Building better defaults and honest exits
Whether digital or offline, design choices for defaults and exits should follow some best practice principles. The 2022 OECD Digital Paper on Dark Commercial Patterns highlighted some of these, which include:
- Transparency over pre-selection: Default options should be clearly labelled, easy to change, and consistent with consumer interest. Hidden or hard-to-undo defaults can mislead users and trigger enforcement
- Symmetry of process: If sign-up takes two clicks, cancellation should not take twenty. Entry and exit paths should be designed with similar ease and clarity
- Friction must be justifiable: Some steps, like identity checks or security verifications, are necessary. But additional friction should not be introduced solely to retain users or slow down cancellation
- Testing and review: Firms should regularly test their interfaces, both online and in-person, to understand whether users are making informed and voluntary choices. Behavioural audits can reveal where friction becomes manipulation
From insight to action
As ASEAN deepens its digital economy, there is a growing opportunity to get ahead of these design concerns. Local enforcement may still be developing, but the global trend is clear: defaults and dark exits are now part of regulatory scrutiny.

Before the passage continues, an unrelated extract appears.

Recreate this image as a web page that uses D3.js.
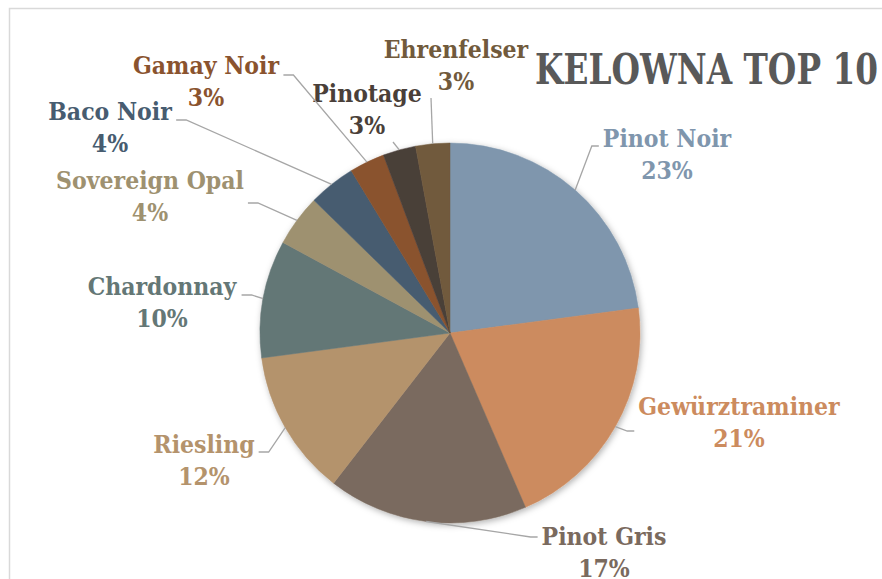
<!DOCTYPE html>
<html>
<head>
<meta charset="utf-8">
<script src="https://cdn.jsdelivr.net/npm/d3@7"></script>
<style>
  body { margin: 0; background: #fff; }
  svg { display: block; }
  .lbl { font-family: "DejaVu Serif Condensed", "DejaVu Serif", serif; font-weight: bold; font-size: 24.5px; }
</style>
</head>
<body>
<svg id="chart" width="882" height="579"></svg>
<script>
// varieties, clockwise from 12 o'clock
const varieties = ['Pinot Noir', 'Gewürztraminer', 'Pinot Gris', 'Riesling', 'Chardonnay',
  'Sovereign Opal', 'Baco Noir', 'Gamay Noir', 'Pinotage', 'Ehrenfelser']
const shares = [22.9, 20.6, 17.0, 12.4, 10.0, 4.4, 4.0, 3.0, 2.8, 2.9]
const colors = ['#7f96ad', '#cc8b5e', '#7a6a5e', '#b4936c', '#647776',
  '#9e9170', '#475c70', '#8a532e', '#4a3f39', '#715a3c']

const title = 'KELOWNA TOP 10'

// label placement: [centre x, name baseline, side, attach y]
// side: 'L' label left of pie, 'R' right of pie, 'T' leader goes up under the %
const labelLayout = [
  [667, 147, 'R', 146],
  [739, 415, 'R', 431],
  [604, 545, 'R', 537],
  [204, 453, 'L', 452],
  [162, 295, 'L', 295],
  [150, 189, 'L', 203],
  [110, 120, 'L', 120],
  [206, 74, 'L', 75],
  [367, 102, 'T', 0],
  [456, 58, 'T', 0]
]

const svg = d3.select('#chart')
const cx = 450
const cy = 333
const r = 190

// chart frame (runs off the right/bottom edge)
svg.append('rect')
  .attr('x', 9.5).attr('y', 8.5)
  .attr('width', 900).attr('height', 600)
  .style('fill', 'none')
  .style('stroke', '#d9d9d9')
  .style('stroke-width', 1.5)

const defs = svg.append('defs')
const f = defs.append('filter').attr('id', 'shadow')
  .attr('x', '-10%').attr('y', '-10%').attr('width', '120%').attr('height', '120%')
f.append('feDropShadow')
  .attr('dx', 1.5).attr('dy', 2)
  .attr('stdDeviation', 3)
  .attr('flood-color', '#000')
  .attr('flood-opacity', 0.3)

const pie = d3.pie().sort(null).value(d => d)
const arcs = pie(shares)
const arc = d3.arc().innerRadius(0).outerRadius(r)

const g = svg.append('g').attr('transform', `translate(${cx},${cy})`)

g.append('g')
  .attr('filter', 'url(#shadow)')
  .selectAll('path')
  .data(arcs)
  .enter()
  .append('path')
  .attr('d', arc)
  .style('fill', (d, i) => colors[i])
  .style('stroke', (d, i) => colors[i])
  .style('stroke-width', 0.5)

// labels
const total = d3.sum(shares)
const labels = svg.append('g')
const lineG = svg.append('g')

arcs.forEach((a, i) => {
  const [lx, ly, side, ay] = labelLayout[i]
  const t = labels.append('text')
    .classed('lbl', true)
    .attr('text-anchor', 'middle')
    .style('fill', colors[i])
  t.append('tspan').attr('x', lx).attr('y', ly).text(varieties[i])
  t.append('tspan').attr('x', lx).attr('y', ly + 32)
    .text(Math.round(shares[i] / total * 100) + '%')

  const bb = t.node().getBBox()
  const mid = (a.startAngle + a.endAngle) / 2
  const p0 = [cx + r * Math.sin(mid), cy - r * Math.cos(mid)]
  let pts
  if (side === 'T') {
    // straight leader up to just under the percentage
    const off = i === 8 ? 26 : -25
    pts = [p0, [lx + off, bb.y + bb.height + 2]]
  } else if (side === 'L') {
    const ex = bb.x + bb.width + 4
    pts = [p0, [ex + 10, ay], [ex, ay]]
  } else {
    const ex = bb.x - 4
    pts = [p0, [ex - 7, ay], [ex, ay]]
  }
  lineG.append('path')
    .attr('d', d3.line()(pts))
    .style('fill', 'none')
    .style('stroke', '#a6a6a6')
    .style('stroke-width', 1.3)
})

svg.append('text')
  .attr('x', 535)
  .attr('y', 84)
  .attr('textLength', 343)
  .attr('lengthAdjust', 'spacingAndGlyphs')
  .style('font-family', '"DejaVu Serif", serif')
  .style('font-weight', 'bold')
  .style('font-size', '42px')
  .style('fill', '#595959')
  .text(title)
</script>
</body>
</html>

They are also part of market dynamics. Poor design, including for defaults and exits, not only frustrates users but also distorts outcomes, weakens competition, and invites mistrust. Good design, by contrast, supports transparency, user control, and competition.
The challenge and the opportunity are to build systems where choices are real, not just visible. Where staying is not just easier than leaving, and where defaults reflect user interest, not just business advantage. That is not only a consumer right. It is also good economics.